**Recorded information**
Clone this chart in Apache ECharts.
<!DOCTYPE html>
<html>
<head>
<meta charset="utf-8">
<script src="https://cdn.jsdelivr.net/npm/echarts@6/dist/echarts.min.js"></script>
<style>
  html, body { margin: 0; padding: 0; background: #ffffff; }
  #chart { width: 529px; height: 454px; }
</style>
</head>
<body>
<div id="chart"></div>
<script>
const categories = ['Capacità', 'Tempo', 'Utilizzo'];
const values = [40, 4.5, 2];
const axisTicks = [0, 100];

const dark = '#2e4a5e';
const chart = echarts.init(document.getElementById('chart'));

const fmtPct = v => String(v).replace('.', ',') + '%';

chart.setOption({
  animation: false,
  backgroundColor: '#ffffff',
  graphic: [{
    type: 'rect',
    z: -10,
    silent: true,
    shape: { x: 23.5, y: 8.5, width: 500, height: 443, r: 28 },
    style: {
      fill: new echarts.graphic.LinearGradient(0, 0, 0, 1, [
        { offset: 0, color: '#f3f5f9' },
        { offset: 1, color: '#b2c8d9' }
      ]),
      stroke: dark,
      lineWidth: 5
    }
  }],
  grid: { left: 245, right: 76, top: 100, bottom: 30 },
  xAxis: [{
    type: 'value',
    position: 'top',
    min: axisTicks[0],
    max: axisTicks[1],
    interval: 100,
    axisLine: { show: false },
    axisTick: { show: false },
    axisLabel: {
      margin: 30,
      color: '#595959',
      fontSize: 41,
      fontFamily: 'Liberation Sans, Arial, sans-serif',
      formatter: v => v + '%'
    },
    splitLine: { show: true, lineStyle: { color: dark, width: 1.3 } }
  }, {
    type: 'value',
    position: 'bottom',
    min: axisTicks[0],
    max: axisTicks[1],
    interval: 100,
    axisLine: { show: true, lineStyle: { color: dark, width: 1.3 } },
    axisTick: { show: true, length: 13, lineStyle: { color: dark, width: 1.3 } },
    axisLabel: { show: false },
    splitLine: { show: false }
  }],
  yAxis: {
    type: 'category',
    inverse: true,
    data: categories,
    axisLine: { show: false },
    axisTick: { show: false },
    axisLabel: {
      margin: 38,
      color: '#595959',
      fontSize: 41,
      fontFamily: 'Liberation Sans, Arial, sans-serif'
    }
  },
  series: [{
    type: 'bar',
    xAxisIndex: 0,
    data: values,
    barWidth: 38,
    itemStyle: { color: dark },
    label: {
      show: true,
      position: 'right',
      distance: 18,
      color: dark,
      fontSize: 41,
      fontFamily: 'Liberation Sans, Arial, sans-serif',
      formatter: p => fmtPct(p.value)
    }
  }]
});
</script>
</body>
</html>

* * *

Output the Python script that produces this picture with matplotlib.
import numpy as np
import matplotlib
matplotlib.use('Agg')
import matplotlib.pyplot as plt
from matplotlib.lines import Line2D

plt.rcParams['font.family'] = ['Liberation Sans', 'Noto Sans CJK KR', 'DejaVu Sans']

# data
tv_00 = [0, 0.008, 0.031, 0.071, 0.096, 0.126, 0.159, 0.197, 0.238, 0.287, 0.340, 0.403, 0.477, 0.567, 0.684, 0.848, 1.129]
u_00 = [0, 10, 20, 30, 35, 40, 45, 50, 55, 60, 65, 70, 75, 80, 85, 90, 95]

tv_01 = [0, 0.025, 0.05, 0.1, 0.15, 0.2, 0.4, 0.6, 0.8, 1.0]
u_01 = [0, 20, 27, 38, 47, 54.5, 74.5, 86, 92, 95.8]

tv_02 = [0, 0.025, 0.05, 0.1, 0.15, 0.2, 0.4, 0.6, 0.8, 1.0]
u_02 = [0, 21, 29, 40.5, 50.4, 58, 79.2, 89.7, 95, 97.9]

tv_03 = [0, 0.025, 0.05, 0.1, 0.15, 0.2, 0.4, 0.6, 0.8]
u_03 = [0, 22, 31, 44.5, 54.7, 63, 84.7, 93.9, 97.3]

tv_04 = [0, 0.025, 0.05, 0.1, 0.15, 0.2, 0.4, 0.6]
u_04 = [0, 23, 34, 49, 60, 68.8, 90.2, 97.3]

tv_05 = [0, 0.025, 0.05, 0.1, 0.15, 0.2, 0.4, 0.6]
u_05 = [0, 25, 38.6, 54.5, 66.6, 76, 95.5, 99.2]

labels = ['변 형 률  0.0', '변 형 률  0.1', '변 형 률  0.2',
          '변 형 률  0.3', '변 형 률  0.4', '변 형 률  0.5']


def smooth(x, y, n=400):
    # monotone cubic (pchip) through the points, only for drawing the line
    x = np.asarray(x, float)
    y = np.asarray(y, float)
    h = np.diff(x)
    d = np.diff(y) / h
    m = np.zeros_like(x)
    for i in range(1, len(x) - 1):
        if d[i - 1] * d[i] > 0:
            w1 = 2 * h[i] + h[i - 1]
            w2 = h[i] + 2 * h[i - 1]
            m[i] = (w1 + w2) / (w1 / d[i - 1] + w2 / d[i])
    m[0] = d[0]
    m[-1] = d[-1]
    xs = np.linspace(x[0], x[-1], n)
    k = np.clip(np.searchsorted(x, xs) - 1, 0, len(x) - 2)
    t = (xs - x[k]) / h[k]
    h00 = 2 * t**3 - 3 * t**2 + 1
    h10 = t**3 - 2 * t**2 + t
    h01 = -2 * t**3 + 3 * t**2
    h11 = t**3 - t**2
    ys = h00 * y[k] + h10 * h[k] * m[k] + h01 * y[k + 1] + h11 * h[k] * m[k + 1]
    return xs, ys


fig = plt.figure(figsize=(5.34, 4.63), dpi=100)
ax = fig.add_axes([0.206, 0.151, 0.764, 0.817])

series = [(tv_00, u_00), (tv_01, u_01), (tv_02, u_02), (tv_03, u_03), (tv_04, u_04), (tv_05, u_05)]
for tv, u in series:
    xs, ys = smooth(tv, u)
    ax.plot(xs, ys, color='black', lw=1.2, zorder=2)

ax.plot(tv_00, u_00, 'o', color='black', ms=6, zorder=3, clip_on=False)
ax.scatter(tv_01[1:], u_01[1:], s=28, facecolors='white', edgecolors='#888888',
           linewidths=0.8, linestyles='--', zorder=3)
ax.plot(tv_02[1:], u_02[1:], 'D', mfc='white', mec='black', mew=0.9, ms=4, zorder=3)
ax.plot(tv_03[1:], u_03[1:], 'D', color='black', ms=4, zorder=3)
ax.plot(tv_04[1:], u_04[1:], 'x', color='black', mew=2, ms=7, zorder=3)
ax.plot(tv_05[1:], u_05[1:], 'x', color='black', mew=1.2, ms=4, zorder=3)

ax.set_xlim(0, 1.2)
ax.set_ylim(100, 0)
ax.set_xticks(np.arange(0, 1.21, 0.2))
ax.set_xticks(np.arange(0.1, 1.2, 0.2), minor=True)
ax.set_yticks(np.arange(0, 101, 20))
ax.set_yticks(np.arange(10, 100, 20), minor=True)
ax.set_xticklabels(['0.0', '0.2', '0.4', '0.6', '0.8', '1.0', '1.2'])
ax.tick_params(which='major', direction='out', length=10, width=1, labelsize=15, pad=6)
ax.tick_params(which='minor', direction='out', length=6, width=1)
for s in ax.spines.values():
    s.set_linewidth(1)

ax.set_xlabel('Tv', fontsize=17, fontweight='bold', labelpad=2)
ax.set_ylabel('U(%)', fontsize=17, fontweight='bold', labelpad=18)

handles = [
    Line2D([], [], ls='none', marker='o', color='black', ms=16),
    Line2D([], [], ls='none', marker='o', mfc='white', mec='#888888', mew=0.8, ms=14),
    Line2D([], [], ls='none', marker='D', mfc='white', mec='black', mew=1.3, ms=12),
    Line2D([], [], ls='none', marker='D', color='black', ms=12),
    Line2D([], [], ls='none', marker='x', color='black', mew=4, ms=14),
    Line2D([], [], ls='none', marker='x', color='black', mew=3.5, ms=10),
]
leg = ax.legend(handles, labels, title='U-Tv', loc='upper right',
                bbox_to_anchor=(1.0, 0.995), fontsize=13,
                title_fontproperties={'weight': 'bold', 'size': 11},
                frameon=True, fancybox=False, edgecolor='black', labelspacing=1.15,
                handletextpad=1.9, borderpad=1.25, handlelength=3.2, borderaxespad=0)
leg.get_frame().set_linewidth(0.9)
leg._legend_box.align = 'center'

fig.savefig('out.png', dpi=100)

**Challenge**
This exercise asks for the lines from the line with "Output the Python" to the line with "u_03 = [0, 22, 31, 44.5, 54.7, 63, 84.7, 93.9, 97.3]", both lines included, set down exactly and with nothing else.

**Task response**
Output the Python script that produces this picture with matplotlib.
import numpy as np
import matplotlib
matplotlib.use('Agg')
import matplotlib.pyplot as plt
from matplotlib.lines import Line2D

plt.rcParams['font.family'] = ['Liberation Sans', 'Noto Sans CJK KR', 'DejaVu Sans']

# data
tv_00 = [0, 0.008, 0.031, 0.071, 0.096, 0.126, 0.159, 0.197, 0.238, 0.287, 0.340, 0.403, 0.477, 0.567, 0.684, 0.848, 1.129]
u_00 = [0, 10, 20, 30, 35, 40, 45, 50, 55, 60, 65, 70, 75, 80, 85, 90, 95]

tv_01 = [0, 0.025, 0.05, 0.1, 0.15, 0.2, 0.4, 0.6, 0.8, 1.0]
u_01 = [0, 20, 27, 38, 47, 54.5, 74.5, 86, 92, 95.8]

tv_02 = [0, 0.025, 0.05, 0.1, 0.15, 0.2, 0.4, 0.6, 0.8, 1.0]
u_02 = [0, 21, 29, 40.5, 50.4, 58, 79.2, 89.7, 95, 97.9]

tv_03 = [0, 0.025, 0.05, 0.1, 0.15, 0.2, 0.4, 0.6, 0.8]
u_03 = [0, 22, 31, 44.5, 54.7, 63, 84.7, 93.9, 97.3]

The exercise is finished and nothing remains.